The Iraqi central bank has taken legal action against several banks and customers who went against official instructions regarding the sale of hard currency between from 2012 to 2014, during former Prime Minister Nouri al-Maliki’s rule, the Anadolu news agency reported on Sunday. The Central Bank said in a statement to Anadolu that along with the legal proceedings taking place, “heavy fines are being collected,” noting that “the bank’s audit teams are currently working on such actions in coordination with judicial authorities on financial irregularities.” The statement comes only two days after the release of official documents from the Finance Committee in the Iraqi parliament which exposed the smuggling of billions of dollars out of Iraq through a number of banks and financial companies between 2006 and 2014 when Maliki was in power. One of the documents dated Oct. 8, 2014, showed that the local Iraqi al-Huda bank used foreged documents when it had purchased foreign currency from the central bank for the years 2012, 2013 and 2014, during which a total of $6.5 billion were transferred to banks and companies in Jordan.

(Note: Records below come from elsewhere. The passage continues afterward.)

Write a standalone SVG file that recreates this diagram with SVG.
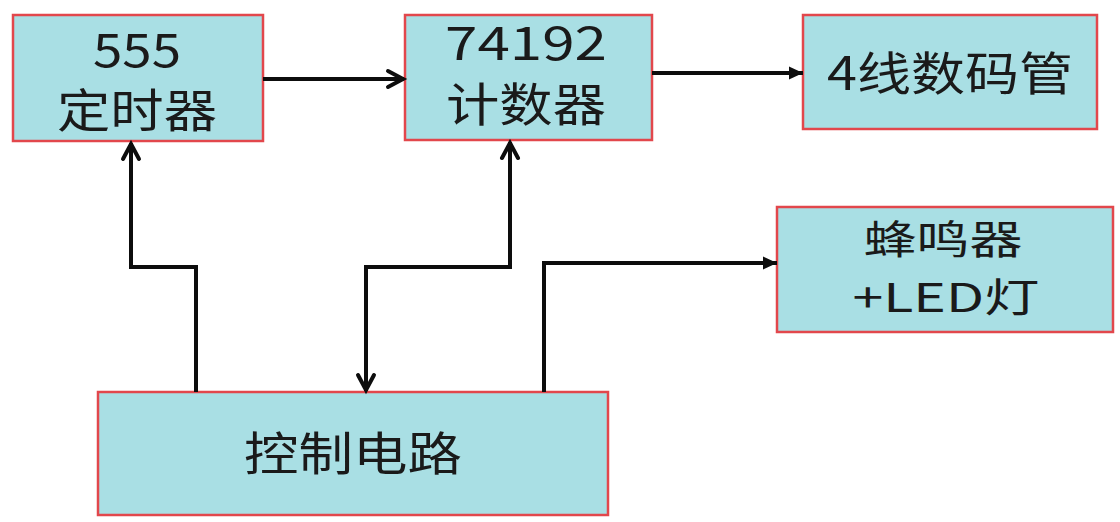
<svg xmlns="http://www.w3.org/2000/svg" width="1120" height="522" viewBox="0 0 1120 522">
  <style>
    .box { fill: #a9dfe4; stroke: #e2474c; stroke-width: 2.5; }
    .lbl { font-family: "Noto Sans CJK SC", "Noto Sans", sans-serif; font-size: 46px; fill: #1a1a1a; text-anchor: middle; }
    .sm { font-size: 40px; }
    .wire { fill: none; stroke: #0d0d0d; stroke-width: 4; stroke-linejoin: miter; }
  </style>
  <defs>
    <marker id="openArrow" markerUnits="userSpaceOnUse" markerWidth="24" markerHeight="24" viewBox="-20 -12 24 24" refX="0" refY="0" orient="auto-start-reverse">
      <path d="M-16,-8 L-1,0 L-16,8" fill="none" stroke="#0d0d0d" stroke-width="4" stroke-linecap="round" stroke-linejoin="miter"/>
    </marker>
    <marker id="solidArrow" markerUnits="userSpaceOnUse" markerWidth="20" markerHeight="20" viewBox="-16 -10 20 20" refX="0" refY="0" orient="auto">
      <path d="M-14,-6.5 L0,0 L-14,6.5 Z" fill="#0d0d0d"/>
    </marker>
  </defs>
  <rect width="1120" height="522" fill="#ffffff"/>

  <g id="node-555">
    <rect class="box" x="13" y="15" width="250" height="126"/>
    <text class="lbl" x="137" y="67" textLength="88" lengthAdjust="spacingAndGlyphs">555</text>
    <text class="lbl" x="137" y="127" textLength="160" lengthAdjust="spacingAndGlyphs">定时器</text>
  </g>

  <g id="node-74192">
    <rect class="box" x="405" y="15" width="247" height="125"/>
    <text class="lbl" x="526" y="60" textLength="162" lengthAdjust="spacingAndGlyphs">74192</text>
    <text class="lbl" x="526" y="121" textLength="160" lengthAdjust="spacingAndGlyphs">计数器</text>
  </g>

  <g id="node-display">
    <rect class="box" x="803" y="15" width="294" height="114"/>
    <text class="lbl" x="950" y="90" textLength="246" lengthAdjust="spacingAndGlyphs">4线数码管</text>
  </g>

  <g id="node-buzzer">
    <rect class="box" x="777" y="207" width="336" height="125"/>
    <text class="lbl sm" x="943" y="254" textLength="159" lengthAdjust="spacingAndGlyphs">蜂鸣器</text>
    <text class="lbl sm" x="946" y="312" textLength="187" lengthAdjust="spacingAndGlyphs">+LED灯</text>
  </g>

  <g id="node-control">
    <rect class="box" x="98" y="392" width="510" height="123"/>
    <text class="lbl" x="353" y="470" textLength="218" lengthAdjust="spacingAndGlyphs">控制电路</text>
  </g>

  <g id="connectors">
    <path class="wire" d="M263,79 H404" marker-end="url(#openArrow)"/>
    <path class="wire" d="M652,73 H803" marker-end="url(#solidArrow)"/>
    <path class="wire" d="M196,392 V267 H131 V143" marker-end="url(#openArrow)"/>
    <path class="wire" d="M366,391 V267 H510 V142" marker-start="url(#openArrow)" marker-end="url(#openArrow)"/>
    <path class="wire" d="M544,392 V263 H777" marker-end="url(#solidArrow)"/>
  </g>
</svg>
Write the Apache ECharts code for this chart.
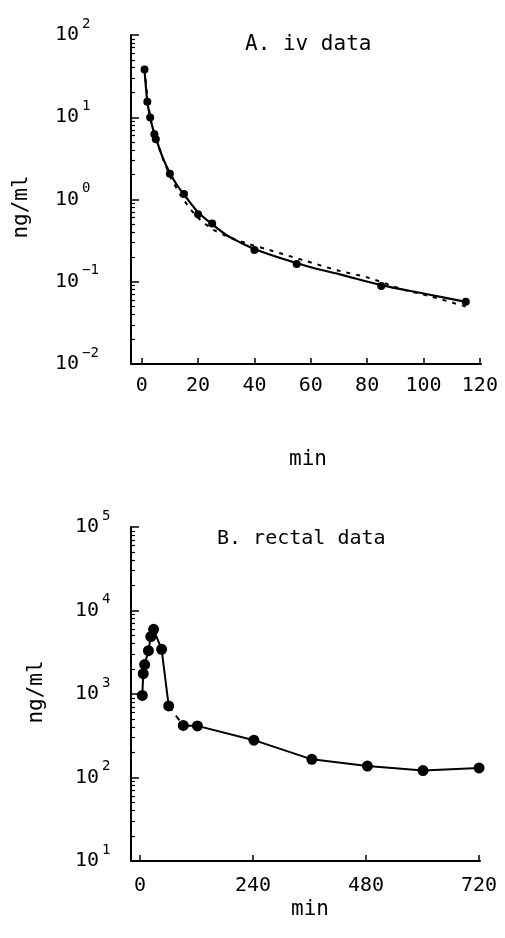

Iraq’s Commission of Public Integrity also announced in August the transfer of at least 2171 senior officials, including 13 ministers, to misdemeanor courts on charges of corruption. The ministers of defense, trade, electricity and former transportation were among the most wanted by judicial authorities.
Late last month, an Iraqi trade ministry media adviser was killed by a bomb attached to his car had allegedly been planning to hand over files accusing the ministry of corruption to the country’s Integrity Commission, officials in the ministry’s legal department told Reuters.
Baghdad’s Central Investigative Court for Terrorism and Organized Crime said in a statement that four trade ministry security guards confessed to blowing up Trade Minister Milas Mohammed Abdul Kareem’s media adviser, Nadhim Naeem.